The efforts come after local officials repeatedly claimed ‘ghost personnel’ existed in Helmand police and their salaries ended up in private pockets.
About 10 days ago, President Ashraf Ghani arrived in Helmand and said problems in the security sector of the province would be resolved.
Three days after the president’s trip, Helmand police chief Brig. Gen. Aqa Noor Kentoz claimed half of the police in Helmand consisted of ghost personnel.
He had also alleged that his predecessor Brig. Gen. Abdul Rahman Sarjang had been receiving salaries of 270 personnel who actually did not exist.
The allegations against Sarjang are currently being investigated by the Attorney General Office (AGO).
Kentoz said they had chalked out plans for training and recruiting new police personnel to replace the non-existent ones.
Similarly, Helmand governor Hayatullah Hayat told Pajhwok Afghan News they had launched efforts to complete the police formation in the province.
But he warned those found involved in the ghost personnel issue would be brought to justice in order others could learn a lesson.
Maj. Gen. Asmatullah Dawlatzai, the 505 Bost zone police commander, also confirmed to Pajhwok that a fresh police recruitment process had been launched at the Maiwand Military Corps headquarters.
“The only reason behind the deteriorating security situation in Helmand has been the presence of ghost police personnel,” he said, adding that he had many times provided information in this regard to the officials concerned.
Dawlatzai also said still unprofessional individuals were being appointed as district police chiefs in various districts under pressure.
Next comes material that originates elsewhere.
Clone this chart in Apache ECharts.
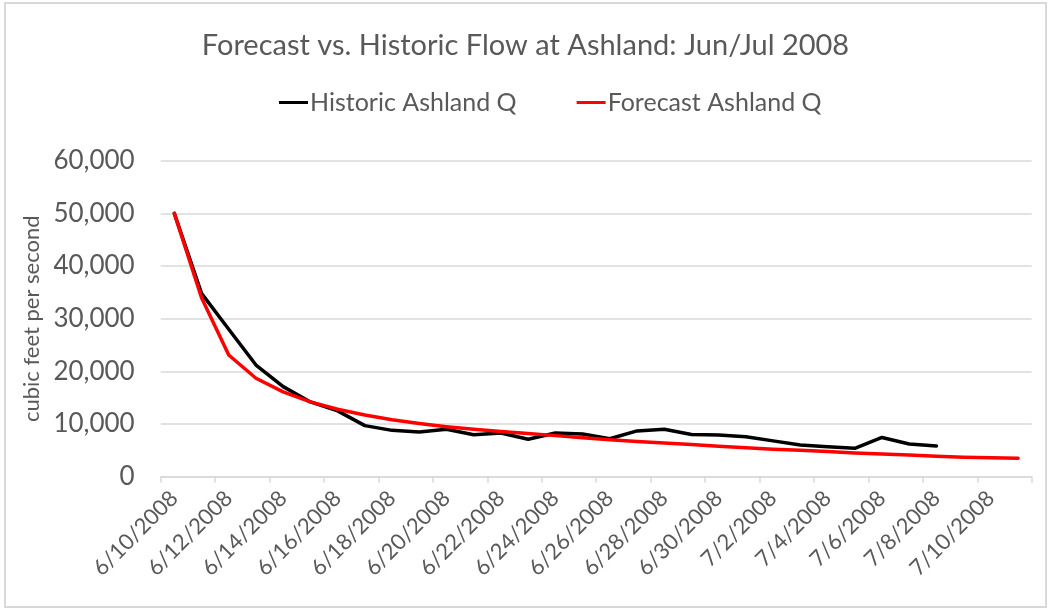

However, he did not elaborate.
President’s special representative on security for Helmand Abdul Jabbar Qahraman told Pajhwok that he had in the past shared the issue of corruption in Helmand police with the president.
“Our national security forces are equipped with advanced weapons and facilities. The armed opponents (militants) cannot create problems for our forces if the issue of corruption is tackled.”
Provincial council’s deputy head Abdul Majeed Akhunzada praised the provincial police chief’s efforts against the issue of ghost personnel and insisted all issues in this regard should be addressed.
He said the issue of ghost personnel needed to be thoroughly investigated because the corrupt practice had crossed all the limits. The public representative also claimed half of the Afghan National Army (ANA) personnel were non-existent.
He said if the ANA formation was completed, the insurgents would not be able to create problems for people and security forces in Helmand.
A police official, speaking on the condition of anonymity, said some district officials had been called to Kabul over the issue of ghost personnel. But he did not go into specifics.
He said more than half of the police in Nad Ali, Greshk, Marja and Garamsir districts were non-existent. He said some sacked police officials had taken home their weapons and continued to pocket salaries.
About his claims, the provincial police chief said two persons in this regard had been identified and referred to the prosecutors. He also stopped short of going into detail.
Over the past 15 years, ghost police, ghost disabled persons, ghost teachers and schools have been creating problems for the countrymen.